*Data block:*
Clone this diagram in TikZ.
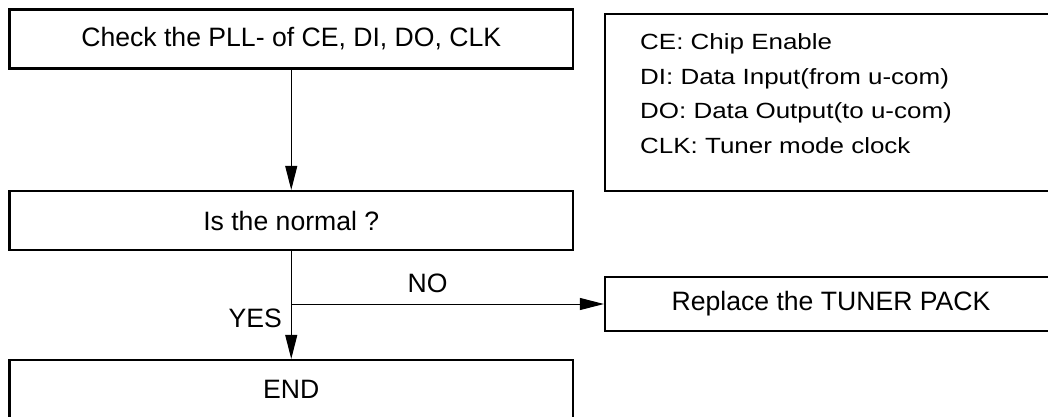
\documentclass[tikz,border=0pt]{standalone}
\usepackage{fontspec}
\setmainfont{Liberation Sans}
\newfontfamily\legfont[FakeStretch=1.18]{Liberation Sans}
\usetikzlibrary{arrows.meta}
\tikzset{
  flowbox/.style={draw, line width=2.2pt, rectangle, inner sep=0pt,
    font=\fontsize{26.6}{30}\selectfont},
  conn/.style={line width=1pt, -{Triangle[length=24pt,width=12pt]}},
  lbl/.style={inner sep=0pt, font=\fontsize{26.6}{30}\selectfont},
  legline/.style={inner sep=0pt, anchor=base west, font=\legfont\fontsize{22}{26}\selectfont}
}
\begin{document}
\begin{tikzpicture}[x=1pt,y=-1pt]
\useasboundingbox[fill=white] (0,0) rectangle (1048,416);
% flow boxes
\node[flowbox, minimum width=563.5pt, minimum height=59pt] (b1) at (291.25,39) {Check the PLL- of CE, DI, DO, CLK};
\node[flowbox, minimum width=563.5pt, minimum height=59pt] (b2) at (291.25,220.5) {Is the normal ?};
\node[flowbox, minimum width=563.5pt, minimum height=59pt] (endb) at (291.25,389.5) {END};
\node[flowbox, minimum width=452pt, minimum height=54pt] (repl) at (831,304) {Replace the TUNER PACK};
% legend box
\node[flowbox, minimum width=455pt, minimum height=177pt] (leg) at (832.5,102.5) {};
\node[legline] (l1) at (640,49) {CE: Chip Enable};
\node[legline] (l2) at (640,84) {DI: Data Input(from u-com)};
\node[legline] (l3) at (640,118.5) {DO: Data Output(to u-com)};
\node[legline] (l4) at (640,153) {CLK: Tuner mode clock};
% connectors
\draw[conn] (b1.south) -- (b2.north);
\draw[conn] (b2.south) -- (endb.north);
\coordinate (br) at (b2.south |- repl.west);
\draw[conn] (br) -- (repl.west);
% labels
\node[lbl, anchor=base] (no) at (427.5,292.7) {NO};
\node[lbl, anchor=base east] (yes) at (282,327) {YES};
\end{tikzpicture}
\end{document}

*Exercise task:*
Take the data above and repeat it exactly, leaving each picture out.

*Written answer:*
Clone this diagram in TikZ.
\documentclass[tikz,border=0pt]{standalone}
\usepackage{fontspec}
\setmainfont{Liberation Sans}
\newfontfamily\legfont[FakeStretch=1.18]{Liberation Sans}
\usetikzlibrary{arrows.meta}
\tikzset{
  flowbox/.style={draw, line width=2.2pt, rectangle, inner sep=0pt,
    font=\fontsize{26.6}{30}\selectfont},
  conn/.style={line width=1pt, -{Triangle[length=24pt,width=12pt]}},
  lbl/.style={inner sep=0pt, font=\fontsize{26.6}{30}\selectfont},
  legline/.style={inner sep=0pt, anchor=base west, font=\legfont\fontsize{22}{26}\selectfont}
}
\begin{document}
\begin{tikzpicture}[x=1pt,y=-1pt]
\useasboundingbox[fill=white] (0,0) rectangle (1048,416);
% flow boxes
\node[flowbox, minimum width=563.5pt, minimum height=59pt] (b1) at (291.25,39) {Check the PLL- of CE, DI, DO, CLK};
\node[flowbox, minimum width=563.5pt, minimum height=59pt] (b2) at (291.25,220.5) {Is the normal ?};
\node[flowbox, minimum width=563.5pt, minimum height=59pt] (endb) at (291.25,389.5) {END};
\node[flowbox, minimum width=452pt, minimum height=54pt] (repl) at (831,304) {Replace the TUNER PACK};
% legend box
\node[flowbox, minimum width=455pt, minimum height=177pt] (leg) at (832.5,102.5) {};
\node[legline] (l1) at (640,49) {CE: Chip Enable};
\node[legline] (l2) at (640,84) {DI: Data Input(from u-com)};
\node[legline] (l3) at (640,118.5) {DO: Data Output(to u-com)};
\node[legline] (l4) at (640,153) {CLK: Tuner mode clock};
% connectors
\draw[conn] (b1.south) -- (b2.north);
\draw[conn] (b2.south) -- (endb.north);
\coordinate (br) at (b2.south |- repl.west);
\draw[conn] (br) -- (repl.west);
% labels
\node[lbl, anchor=base] (no) at (427.5,292.7) {NO};
\node[lbl, anchor=base east] (yes) at (282,327) {YES};
\end{tikzpicture}
\end{document}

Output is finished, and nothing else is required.